Mortgage points are fees that are paid to a lender at closing to reduce your interest rate. Basically, you are paying interest upfront in order to lower the interest rate of the life of the loan. Usually, one point equals one percent of your mortgage, or $1,000 for every $100,000 on the loan.
Every lender handles points differently, so the amount you can buy depends on the lender, the kind of mortgage loan you are getting, and the market at the time of closing.
Depending on how long you plan on staying in the home and how much you have to put down at closing will ultimately depend on if buying mortgage points is worth it. If you intend to move or refinance the home in just a few years, it probably is not worthwhile to buy mortgage points. If you need a lower closing cost, buying points is also not the best idea, since they will increase what you pay at closing.
If you get a 30-year fixed-rate mortgage for $200,000 at 5.5 percent interest and you do not buy any points, your monthly payment would be approximately $1,136. Two mortgage points, costing about $4,000, would reduce your interest rate for five percent, reducing your monthly payment by about $62, to $1,074.
With a reduction of $62, you would not get back the $4,000 you spent for over five years, or 64.5 months. If you continue to own the house for years beyond the 64.5 months, you will have saved money from the points, but if you do not intend to live in the house for more than five years, it did not save you anything in the long run.

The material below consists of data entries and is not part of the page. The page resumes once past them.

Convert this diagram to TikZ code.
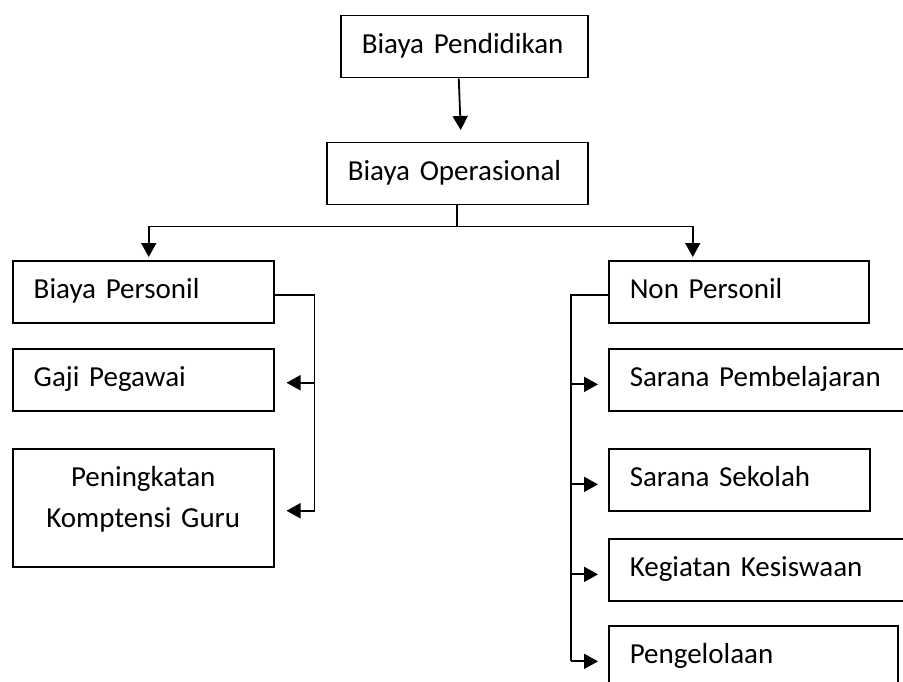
\documentclass[tikz,border=0pt]{standalone}
\usepackage{fontspec}
\setmainfont{Carlito}
\usetikzlibrary{arrows.meta}

\begin{document}
\begin{tikzpicture}[x=1pt, y=-1pt, font=\fontsize{29}{41}\selectfont,
  box/.style={draw, line width=1.5pt, anchor=north west, inner xsep=21pt,
    inner ysep=18pt, minimum height=62pt, text height=20pt, text depth=6pt,
    align=left},
  link/.style={line width=1.8pt},
  arr/.style={link, -{Triangle[length=14pt, width=15pt]}}]
  \useasboundingbox (0,0) rectangle (903,682);
  \clip (0,0) rectangle (903,682);

  \node[box, text width=205pt] (pendidikan) at (340,15) {Biaya Pendidikan};
  \node[box, text width=219pt, minimum height=61pt] (operasional) at (326,142) {Biaya Operasional};

  \node[box, text width=219pt] (personil) at (12,260) {Biaya Personil};
  \node[box, text width=219pt] (gaji) at (12,348) {Gaji Pegawai};
  \node[box, text width=219pt, align=center, text depth=62pt] (peningkatan) at (12,448)
    {Peningkatan\\Komptensi Guru};

  \node[box, text width=218pt] (nonpersonil) at (608,260) {Non Personil};
  \node[box, text width=298pt] (pembelajaran) at (608,348) {Sarana Pembelajaran};
  \node[box, text width=219pt] (sekolah) at (608,448) {Sarana Sekolah};
  \node[box, text width=298pt] (kegiatan) at (608,538) {Kegiatan Kesiswaan};
  \node[box, text width=247pt, text depth=44pt] (pengelolaan) at (608,625) {Pengelolaan};

  \draw[arr] ([xshift=-5.5pt]pendidikan.south) -- ([xshift=3.5pt,yshift=12pt]operasional.north);
  \draw[link] (operasional.south) -- ++(0,21) coordinate (split);
  \draw[arr] (split) -| ([xshift=5.5pt,yshift=3pt]personil.north);
  \draw[arr] (split) -| ([xshift=-46pt,yshift=3pt]nonpersonil.north);

  \draw[link] ([yshift=-3pt]personil.east) -| ([xshift=40pt,yshift=-3pt]peningkatan.east);
  \foreach \n in {gaji,peningkatan}
    \draw[arr] ([xshift=40pt,yshift=-3pt]\n.east) -- ([xshift=12pt,yshift=-3pt]\n.east);

  \draw[link] ([yshift=-3pt]nonpersonil.west) -| ([xshift=-37pt]pengelolaan.mid west);
  \foreach \n in {pembelajaran,sekolah,kegiatan,pengelolaan}
    \draw[arr] ([xshift=-37pt]\n.mid west) -- ([xshift=-10pt]\n.mid west);
\end{tikzpicture}
\end{document}
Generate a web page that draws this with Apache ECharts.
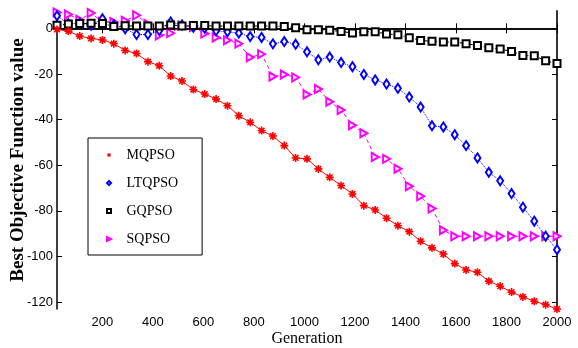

Mortgage points are tax-deductible as interest on a mortgage, but the home has to be the collateral on the loan and the money to buy the points cannot be borrowed. If you buy mortgage points when refinancing, you may have to spread that deduction out over the term of the loan.
Consulting a tax professional in your area will get you more location-specific information on deducting mortgage points from your taxes.
Many people struggle to afford their down payment and closing costs alone, without adding in the additional money buying mortgage points would cost. If you are getting a $100,000 home, buying points is much cheaper than buying a $500,000 home, which would cost $15,000. Adding that $15,000 to a 20 percent down payment, plus other closing costs, and you may be looking at a hefty expense that might be more than you can afford.
The average homebuyer fears getting into a mortgage they cannot afford, so the potential benefits they can receive from buying mortgage points are not as worthwhile to them. Being able to pay for the mortgage is more important than scraping together more money at closing to lower the mortgage even a little.
The usefulness of mortgage points varies depending on the financial situation of each homebuyer, and how long they intend to stay in the home. If you think buying mortgage points would benefit you, consult your mortgage lender to find out how they handle them and if they would truly be beneficial to you.